Here’s the method: You throw whole wheat flour, yeast, water, salt, dried fruit, and chopped nuts into a bowl, mix it all together, cover it with plastic wrap, and let it sit. In the morning, you wake up, take the mixture out of the bowl, shape it into a ball, and, if you’re really feeling yourself, give it a couple of minutes of “shaping.” (Here’s a link on how to do it, though honestly you don’t need to for this recipe if you don’t care much about the shape). You then put the ball of dough into the pan in which the bread will cook and cover it again with plastic wrap. After two hours, you cover the pan and bake it in the oven.
The bread that comes out of the oven after this extremely low-effort activity is a heavenly, crusty, flavor-packed loaf, nutty and warm from the wheat but also rich and airy in the way that defies the “health food” expectations implied by whole wheat. If you’ve ever eaten at Washington, D.C.’s stupidly iconic, often overhyped, but honestly great Le Diplomate, the bread basket offered at the beginning of every meal always includes a few dark, crusty slices bejeweled with dried fruits and nuts. This KAF no-knead loaf is essentially a dupe of the Le Dip bread. More than once, I have eaten only this bread, maybe plain or maybe slathered with salted butter, as my sole source of calories for a day. It isn’t sugary or fatty or salty, but biting into it activates ALL of the food pleasure centers. Bread. The stuff of life.
A couple of thoughts on the KAF recipe. You can really do any mix of dried fruits and soft nuts in place of the walnuts, pecans, raisins, and cranberries suggested. My favorite combo is pecans with dark raisins and cranberries, but I’ve also used pistachios and chopped dried apricots with great success, if that’s more your vibe. The crust on the bread gets crunchiest when I use my cast-iron dutch oven, if you happen to have one of those.

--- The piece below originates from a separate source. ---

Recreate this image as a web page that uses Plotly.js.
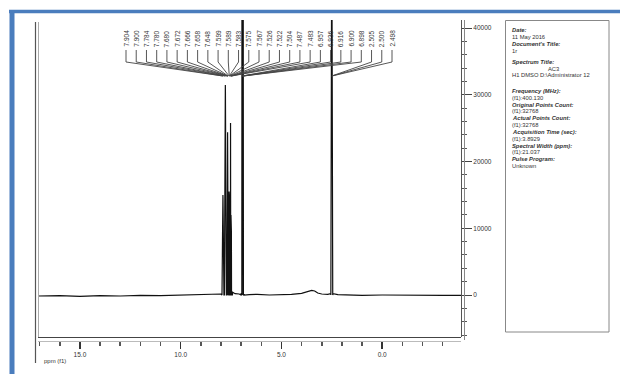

And finally, DO NOT cut into it while it’s still hot. The insides will turn gummy. That’s just one of the rules of bread-baking: Bread allowed to cool until it’s just a little warm has far superior texture.
The no-knead technique is actually an ancient method, from the days before you could buy yeast in a jar and everyone had to use a starter. (Hello, George Washington again.) We think of bread kneading as an onerous but necessary task because the violence of the kneading helps form and toughen gluten, which creates structure and lift in the dough. But gluten also forms on its own, if flour is given enough time in the presence of water. Anyone who has ventured into serious bread-making has probably discovered this technique. It’s something that the professional bakers know instinctively. For the rest of us, it’s a little miracle that makes fresh-bread accessible.
Restaurant notes this week
$2 hot dogs: Johnny’s All-American, happy hour. Columbia Heights. Everything else is as divey as a dive bar could be.
the saltiest, spiciest, limiest blessing of a dinner: Thip Khao. Columbia Heights. Everyone knows this, but it never becomes less true. You must eat here. You must order the Nahm Tok, which is under the “salads” section but is actually a massive pile of delectable pork shoulder with some mint leaves.